On Thursday, the Board of Education unanimously supported on first review the state's application — with a few minor edits — to the U.S. Department of Education for those waivers.

Virginia's application blends state and federal requirements into one system and eliminates the misidentification of schools as failing, said Veronica Tate, director of the Virginia Department of Education's office of program administration and accountability.

The 29 performance indicators for Adequate Yearly Progress — the NCLB benchmarks — are discontinued in Virginia's application, and state Standards of Accreditation proficiency targets in the four content areas will serve as the foundation for performance expectations, she said.

Current state proficiency targets are 70 percent pass rates for all grades and subjects except third-grade history/social science (50 percent), third-grade science (50 percent) and English for grades three through five (75 percent).

For the 2012-13 school year, the targets will increase to 70 percent in all subjects except English, which remains 75 percent for elementary school students and increases to 75 percent for middle school and end-of-course assessments.

Virginia's application eliminates school improvement labels but assigns school accreditation and identifies proficiency gaps that may exist in Virginia's lower-performing subgroups of students.

"In our public reporting … we would report on the number of schools fully accredited with proficiency gaps," state Superintendent of Public Instruction Patricia I. Wright said. "Obviously, if you are fully accredited with no proficiency gaps, that is the premier goal you want to achieve."

The application classifies the three subgroups as Gap Group 1 (students with disabilities, English-language learners and economically disadvantaged students); Gap Group 2 (African-American students not already included in Group 1); and Gap Group 3 (Hispanic students not already included in Group 1).

"I think we have a strong application here," said board member David M. Foster. "It is essential that no one mistake our purpose here. It is to get rid of the worst of No Child Left Behind, not to falter in our determination to see improvement across the board and in closing the proficiency gaps."

NCLB drew criticism for having pass rate benchmarks reach 100 percent for all student subgroups by 2014. This year, nearly 61 percent of schools in central Virginia failed to meet NCLB benchmarks in reading and mathematics.

The application reflects the state's current reform efforts that include the adoption and implementation of revised content standards that reflect college-and-career-ready expectations in reading and mathematics.

If the state's application is approved on the federal level, it will go into effect for the 2012-13 school year based on 2011-12 results on Standards of Learning assessments.

Board member K. Rob Krupicka said the goal of the application is to provide clarity to the way Virginia schools are evaluated and rated.
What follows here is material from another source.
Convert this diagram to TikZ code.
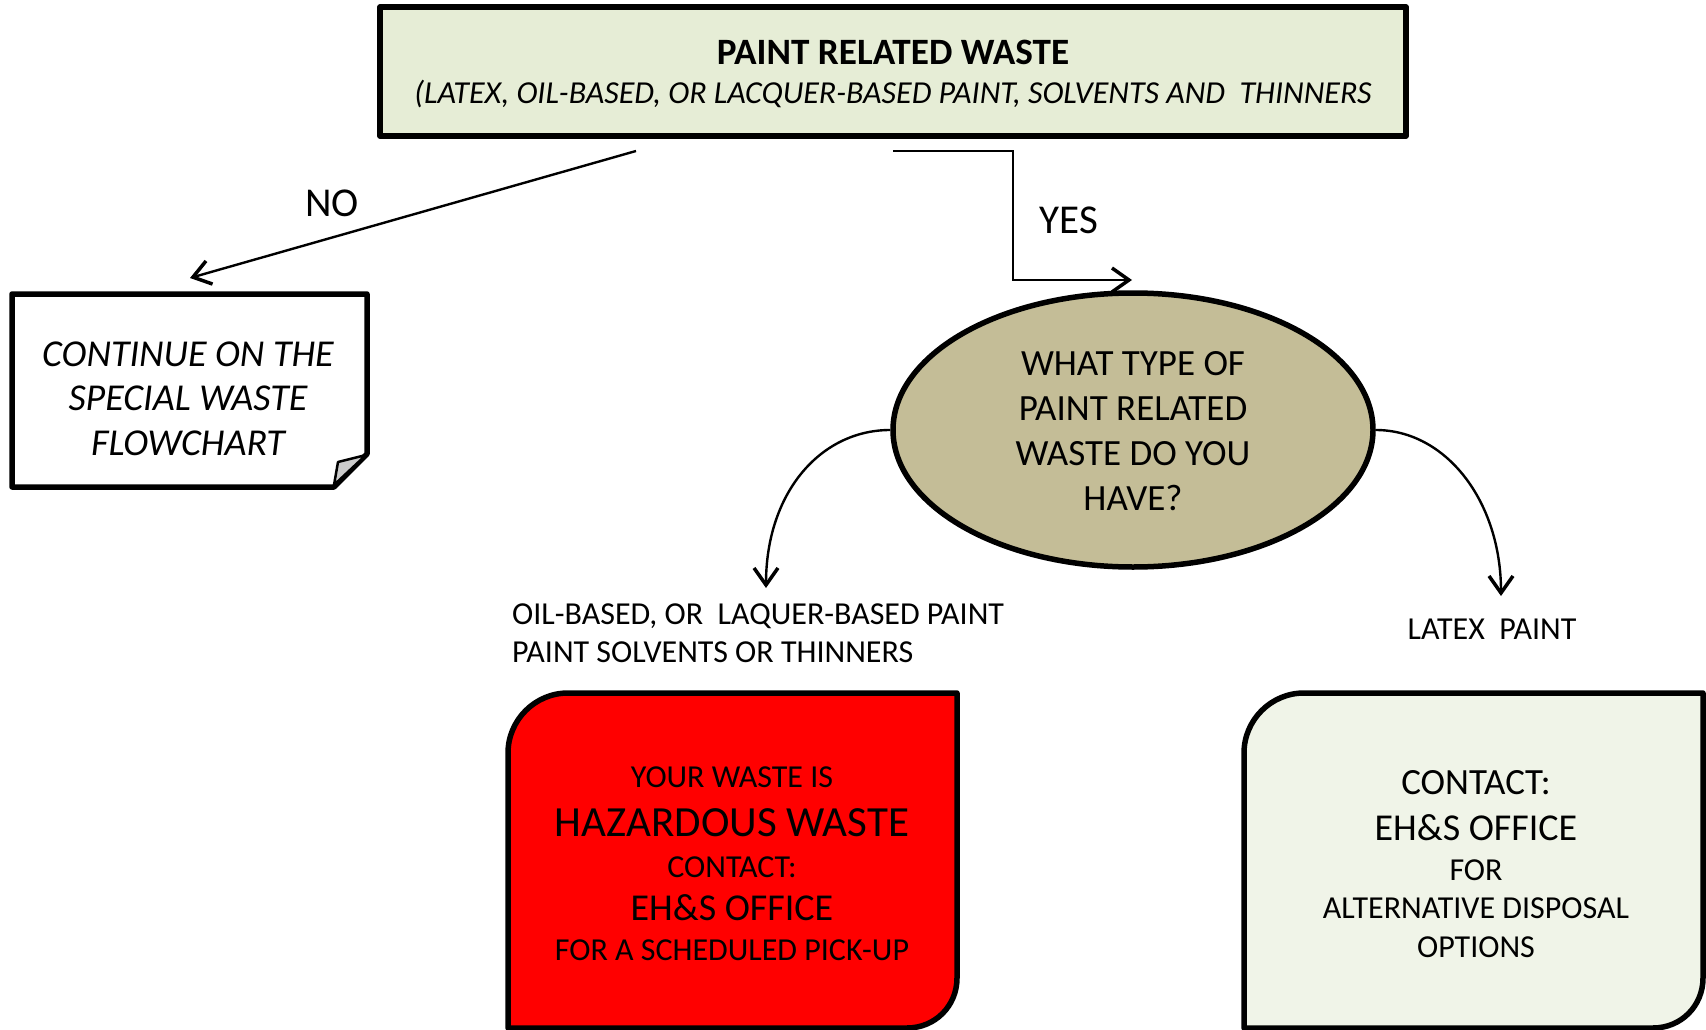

But he added that reform efforts don't stop with this request, which he called the first step.

"The next step is actually to take a hard look at what we're doing within our own assessment and accreditation system and evaluate where there is room for changes so that we can maintain the level of focus … on achievement gaps and proficiency gaps," he said.

Angela A. Ciolfi, legal director for the JustChildren, a Legal Aid Justice Center program that advocates on behalf of low-income students, expressed concern about some aspects of the application.

She asked the board not to separate subgroup performance and accountability because it will create two sets of schools — those that have incentives to close achievement gaps and those that do not.

Some schools may simply focus their resources on the 70 or 75 percent of students who are most likely to pass, she said.

"I think the board is certainly focused on the right things, which is making sure that this application is not an excuse to backtrack on closing the achievement gap, but I still don't think the application sets ambitious — but achievable — annual targets for closing the achievement gap," said Ciolfi.